This paper tape fiddling made me wonder if anyone ever
made a cassette
tape interface that emitted RS232 signals and looked to the computer like
a paper tape reader/writer.
I doubt you could make a cassette interface that appeared identical to a
paper tape reader, since most paper tape readers will stop on a character
and cassettes don't
That said, there have been many cassette interfaces that were
hardware-intensive and which used a normal asynchronous serial chip. One
very common one (at least over here) is the BBC Micro. That has a 6850
chip linked to a ULA. The latter generates the baud clocks, switches the
6850 serial pins between the RS423 serial port and the cassette
circuitry, and encodes said serial stream to CUTS tones.

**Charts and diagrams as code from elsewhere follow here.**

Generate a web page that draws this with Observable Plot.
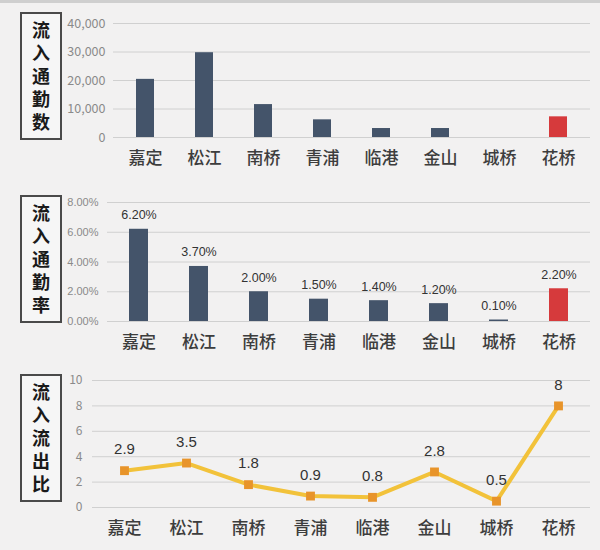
<!DOCTYPE html>
<html>
<head>
<meta charset="utf-8">
<script src="https://cdn.jsdelivr.net/npm/d3@7"></script>
<script src="https://cdn.jsdelivr.net/npm/@observablehq/plot@0.6"></script>
<style>
  html, body { margin: 0; padding: 0; background: #f2f1f1; }
  #wrap { position: relative; width: 600px; height: 550px; background: #f2f1f1; border-top: 3px solid #cfcfcf; box-sizing: border-box; overflow: hidden; font-family: "Noto Sans CJK SC", "Noto Sans", sans-serif; }
  .panel { position: absolute; left: 0; width: 600px; }
  .lbl { position: absolute; left: 20px; width: 38px; border: 2px solid #4a4a4a; background: #f6f6f6; box-sizing: content-box;
         display: flex; align-items: center; justify-content: center; }
  .lbl span { writing-mode: vertical-rl; text-orientation: upright; letter-spacing: 5px;
         font-family: "Noto Sans CJK SC", sans-serif; font-weight: 700; font-size: 18px; line-height: 1; color: #1a1a1a; margin-top: 5px; }
</style>
</head>
<body>
<div id="wrap">
  <div class="panel" id="p1" style="top:-4px"></div>
  <div class="panel" id="p2" style="top:176px"></div>
  <div class="panel" id="p3" style="top:356px"></div>
</div>
<script>
const categories = ["嘉定", "松江", "南桥", "青浦", "临港", "金山", "城桥", "花桥"];
const commuters = [20400, 29750, 11550, 6200, 3150, 3150, 0, 7250];
const commuteRates = [6.2, 3.7, 2.0, 1.5, 1.4, 1.2, 0.1, 2.2];
const inOutRatio = [2.9, 3.5, 1.8, 0.9, 0.8, 2.8, 0.5, 8];
const highlight = "花桥";
const panelTitles = ["流入通勤数", "流入通勤率", "流入流出比"];
const ticks1 = [0, 10000, 20000, 30000, 40000];
const ticks2 = [0, 2, 4, 6, 8];
const ticks3 = [0, 2, 4, 6, 8, 10];

const barColor = "#44546a";
const redColor = "#d63a3c";
const font = "'Noto Sans CJK SC', sans-serif";

const rows1 = categories.map((c, i) => ({cat: c, v: commuters[i]}));
const rows2 = categories.map((c, i) => ({cat: c, v: commuteRates[i]}));
const rows3 = categories.map((c, i) => ({cat: c, v: inOutRatio[i]}));

function xAxis() {
  return Plot.axisX({tickSize: 0, tickPadding: 14, fontSize: 17, fill: "#3d3d3d", label: null, fontWeight: 500});
}

const p1 = Plot.plot({
  width: 600, height: 178,
  marginLeft: 113, marginRight: 10, marginTop: 24, marginBottom: 40,
  style: {fontFamily: font, background: "transparent", overflow: "visible"},
  x: {domain: categories, paddingInner: 0.69, paddingOuter: 0.345, label: null},
  y: {domain: [0, 40000], label: null},
  marks: [
    Plot.gridY(ticks1, {stroke: "#d0d0d0", strokeOpacity: 1, strokeWidth: 1}),
    Plot.barY(rows1, {x: "cat", y: "v", fill: d => d.cat === highlight ? redColor : barColor}),
    Plot.axisY(ticks1, {tickSize: 0, tickPadding: 8, tickFormat: d3.format(","), fontSize: 12.5, fill: "#8a8a8a", label: null}),
    xAxis()
  ]
});
document.getElementById("p1").appendChild(p1);

const p2 = Plot.plot({
  width: 600, height: 182,
  marginLeft: 107, marginRight: 10, marginTop: 23, marginBottom: 40,
  style: {fontFamily: font, background: "transparent", overflow: "visible"},
  x: {domain: categories, paddingInner: 0.69, paddingOuter: 0.345, label: null},
  y: {domain: [0, 8], label: null},
  marks: [
    Plot.gridY(ticks2, {stroke: "#d0d0d0", strokeOpacity: 1, strokeWidth: 1}),
    Plot.barY(rows2, {x: "cat", y: "v", fill: d => d.cat === highlight ? redColor : barColor}),
    Plot.text(rows2, {x: "cat", y: "v", text: d => d.v.toFixed(2) + "%", dy: -14, fontSize: 12.5, fill: "#333", fontFamily: "'Liberation Sans', sans-serif"}),
    Plot.axisY(ticks2, {tickSize: 0, tickPadding: 9, tickFormat: d => d.toFixed(2) + "%", fontSize: 11, fill: "#8a8a8a", label: null, fontFamily: "'Liberation Sans Narrow', 'Liberation Sans', sans-serif"}),
    xAxis()
  ]
});
document.getElementById("p2").appendChild(p2);

const p3 = Plot.plot({
  width: 600, height: 188,
  marginLeft: 92, marginRight: 10, marginTop: 21, marginBottom: 40,
  style: {fontFamily: font, background: "transparent", overflow: "visible"},
  x: {type: "point", domain: categories, padding: 0.5, label: null},
  y: {domain: [0, 10], label: null},
  marks: [
    Plot.gridY(ticks3, {stroke: "#d0d0d0", strokeOpacity: 1, strokeWidth: 1}),
    Plot.lineY(rows3, {x: "cat", y: "v", stroke: "#f2c23a", strokeWidth: 4, curve: "linear"}),
    Plot.dot(rows3, {x: "cat", y: "v", symbol: "square", r: 5, fill: "#e8942a", stroke: "none"}),
    Plot.text(rows3, {x: "cat", y: "v", text: d => String(d.v), dy: -21, fontSize: 15, fill: "#333", fontFamily: "'Liberation Sans', sans-serif"}),
    Plot.axisY(ticks3, {tickSize: 0, tickPadding: 10, fontSize: 12, fill: "#8a8a8a", label: null}),
    xAxis()
  ]
});
document.getElementById("p3").appendChild(p3);

// Vertical title boxes
const boxes = [{top: 9, h: 124}, {top: 192, h: 124}, {top: 371, h: 124}];
const wrap = document.getElementById("wrap");
panelTitles.forEach((t, i) => {
  const d = document.createElement("div");
  d.className = "lbl";
  d.style.top = boxes[i].top + "px";
  d.style.height = boxes[i].h + "px";
  const s = document.createElement("span");
  s.textContent = t;
  d.appendChild(s);
  wrap.appendChild(d);
});
</script>
</body>
</html>
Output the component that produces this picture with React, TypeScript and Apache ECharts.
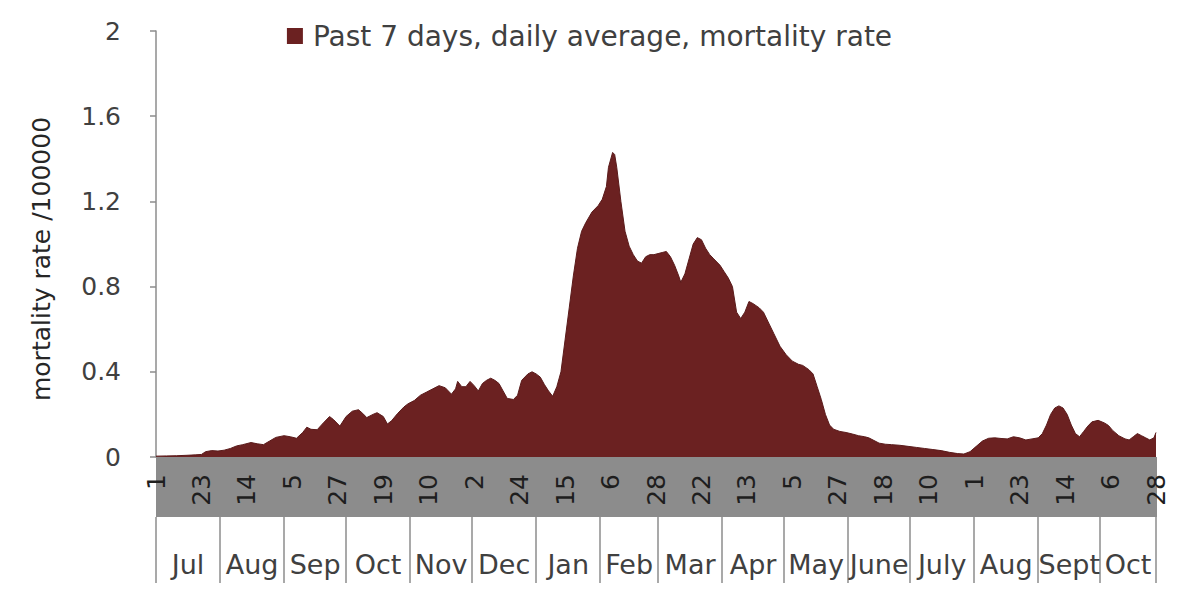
import React, { useEffect, useRef } from "react";
import * as echarts from "echarts";

// Day index counted from 1 July 2020 (0) to 28 October 2021 (484)
const sampleDays = [0,5,10,15,19,22,24,27,30,33,36,39,42,46,49,52,55,58,62,65,68,71,73,75,78,81,84,86,89,92,95,98,100,102,105,107,110,112,114,117,120,122,125,128,131,134,137,140,143,145,146,148,150,152,154,156,158,160,162,164,166,168,170,173,175,177,180,182,184,186,188,190,192,194,196,198,200,202,204,206,208,211,214,216,218,219,221,222,223,225,227,229,231,233,235,237,239,241,243,245,247,249,251,253,254,256,258,260,262,264,266,268,270,273,275,277,279,281,283,285,287,289,292,294,297,299,302,305,308,311,313,316,318,320,322,324,326,328,331,334,337,340,343,345,348,350,353,356,360,364,368,372,376,380,384,388,391,394,397,400,403,406,409,412,415,418,421,424,427,429,431,433,435,437,439,441,443,445,447,449,451,453,456,459,461,463,466,469,471,473,475,477,479,481,483,484];

const mortalityRate = [0.004,0.005,0.006,0.008,0.010,0.012,0.025,0.030,0.028,0.032,0.040,0.052,0.058,0.068,0.062,0.058,0.075,0.092,0.100,0.095,0.088,0.115,0.140,0.130,0.128,0.160,0.190,0.175,0.145,0.190,0.215,0.222,0.205,0.185,0.200,0.208,0.190,0.155,0.170,0.205,0.235,0.250,0.265,0.290,0.305,0.320,0.335,0.325,0.295,0.320,0.355,0.330,0.330,0.355,0.335,0.310,0.345,0.360,0.370,0.360,0.345,0.310,0.275,0.270,0.290,0.360,0.390,0.400,0.390,0.375,0.340,0.310,0.285,0.330,0.400,0.550,0.700,0.850,0.980,1.060,1.100,1.150,1.180,1.210,1.270,1.360,1.430,1.420,1.360,1.200,1.060,0.990,0.950,0.920,0.910,0.940,0.950,0.950,0.955,0.960,0.965,0.940,0.900,0.850,0.820,0.860,0.930,1.000,1.030,1.020,0.980,0.950,0.930,0.900,0.870,0.840,0.800,0.680,0.650,0.680,0.730,0.720,0.700,0.680,0.620,0.580,0.520,0.480,0.450,0.435,0.430,0.410,0.390,0.330,0.270,0.200,0.150,0.130,0.120,0.115,0.108,0.100,0.095,0.090,0.075,0.065,0.060,0.058,0.055,0.050,0.045,0.040,0.035,0.030,0.022,0.016,0.014,0.025,0.050,0.075,0.088,0.090,0.087,0.085,0.095,0.090,0.080,0.085,0.090,0.110,0.150,0.200,0.230,0.240,0.230,0.200,0.150,0.110,0.095,0.120,0.145,0.165,0.172,0.160,0.148,0.125,0.100,0.085,0.080,0.095,0.110,0.100,0.090,0.080,0.090,0.115];

const dayTickStep = 22;
const dayTickLabels = ["1","23","14","5","27","19","10","2","24","15","6","28","22","13","5","27","18","10","1","23","14","6","28"];

const monthStarts = [0,31,62,92,123,153,184,215,243,274,304,335,365,396,427,457,484];
const monthLabels = ["Jul","Aug","Sep","Oct","Nov","Dec","Jan","Feb","Mar","Apr","May","June","July","Aug","Sept","Oct"];

const yTicks = { min: 0, max: 2, interval: 0.4 };
const seriesName = "Past 7 days, daily average, mortality rate";
const yTitle = "mortality rate /100000";

const FONT = "DejaVu Sans";
const RED = "#6b2121";
const AXIS = "#8c8c8c";
const TEXT = "#404040";

const W = 1179;
const H = 596;
const GRID = { left: 156, right: 23, top: 31, bottom: 139 };
const BAND_H = 60;

export default function App() {
  const ref = useRef<HTMLDivElement>(null);

  useEffect(() => {
    if (!ref.current) return;
    const chart = echarts.init(ref.current, undefined, { renderer: "svg" });
    const data = sampleDays.map((d, i) => [d, mortalityRate[i]]);
    const monthMids = monthLabels.map((_, i) => (monthStarts[i] + monthStarts[i + 1]) / 2);
    const xMax = monthStarts[monthStarts.length - 1];
    const plotBottom = H - GRID.bottom;

    chart.setOption({
      animation: false,
      backgroundColor: "#ffffff",
      textStyle: { fontFamily: FONT },
      legend: {
        show: true,
        left: "center",
        top: 17,
        icon: "rect",
        itemWidth: 16,
        itemHeight: 16,
        textStyle: { fontFamily: FONT, fontSize: 28, color: TEXT, padding: [0, 0, 0, 5] },
        data: [seriesName],
      },
      grid: { ...GRID, containLabel: false },
      graphic: [
        {
          type: "rect",
          z: 5,
          shape: { x: GRID.left, y: plotBottom, width: W - GRID.left - GRID.right + 1, height: BAND_H },
          style: { fill: "#8c8c8c" },
        },
      ],
      xAxis: [
        {
          type: "value",
          min: 0,
          max: xMax,
          interval: dayTickStep,
          z: 10,
          splitLine: { show: false },
          axisLine: { show: false },
          axisTick: { show: false },
          axisLabel: {
            rotate: 90,
            margin: 17,
            fontFamily: FONT,
            fontSize: 25,
            color: "#1e1e1e",
            showMinLabel: true,
            showMaxLabel: true,
            formatter: (v: number) => dayTickLabels[Math.round(v / dayTickStep)] ?? "",
          },
        },
        {
          type: "value",
          min: 0,
          max: xMax,
          position: "bottom",
          offset: BAND_H,
          z: 10,
          splitLine: { show: false },
          axisLine: { show: false },
          axisTick: {
            show: true,
            customValues: monthStarts,
            length: 66,
            inside: false,
            lineStyle: { color: AXIS, width: 1.5 },
          },
          axisLabel: {
            customValues: monthMids,
            margin: 34,
            fontFamily: FONT,
            fontSize: 27,
            color: TEXT,
            formatter: (v: number) => {
              const i = monthMids.indexOf(v);
              return i >= 0 ? monthLabels[i] : "";
            },
          },
        },
      ],
      yAxis: {
        type: "value",
        min: yTicks.min,
        max: yTicks.max,
        interval: yTicks.interval,
        name: yTitle,
        nameLocation: "middle",
        nameRotate: 90,
        nameGap: 102,
        nameTextStyle: { fontFamily: FONT, fontSize: 25, color: "#262626", padding: [0, 30, 0, 0] },
        splitLine: { show: false },
        axisLine: { show: true, lineStyle: { color: AXIS, width: 1.5 } },
        axisTick: { show: true, length: 6, lineStyle: { color: AXIS, width: 1.5 } },
        axisLabel: { margin: 35, fontFamily: FONT, fontSize: 25, color: TEXT },
      },
      series: [
        {
          name: seriesName,
          type: "line",
          data,
          showSymbol: false,
          symbol: "none",
          itemStyle: { color: RED },
          lineStyle: { color: "#5a1b1b", width: 1 },
          areaStyle: { color: RED, opacity: 1 },
          z: 2,
        },
      ],
    });

    return () => chart.dispose();
  }, []);

  return (
    <div
      ref={ref}
      style={{ position: "fixed", left: 0, top: 0, width: W, height: H, background: "#fff" }}
    />
  );
}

_Many_ years ago I built a CUTS encoder/decoder with an RS232 interface
and used it to read Basicode tapes. The encoder was a pair of counters
with a factor of 2 differnt in the division ration, one was held reset
when the TxD line was high, the other was reset wehn it was low. The
outputs were ORed toegether, they wete both clocked from the same
freqeuncy source.
The decoder was a couple of monostables (one-shots), connected in a
well-known circuit that I got from $deity-knows-where.
I even used one of hte handshake lines on the RS232 port to control a
relay wired to the remote socket o nthe cassette recorder.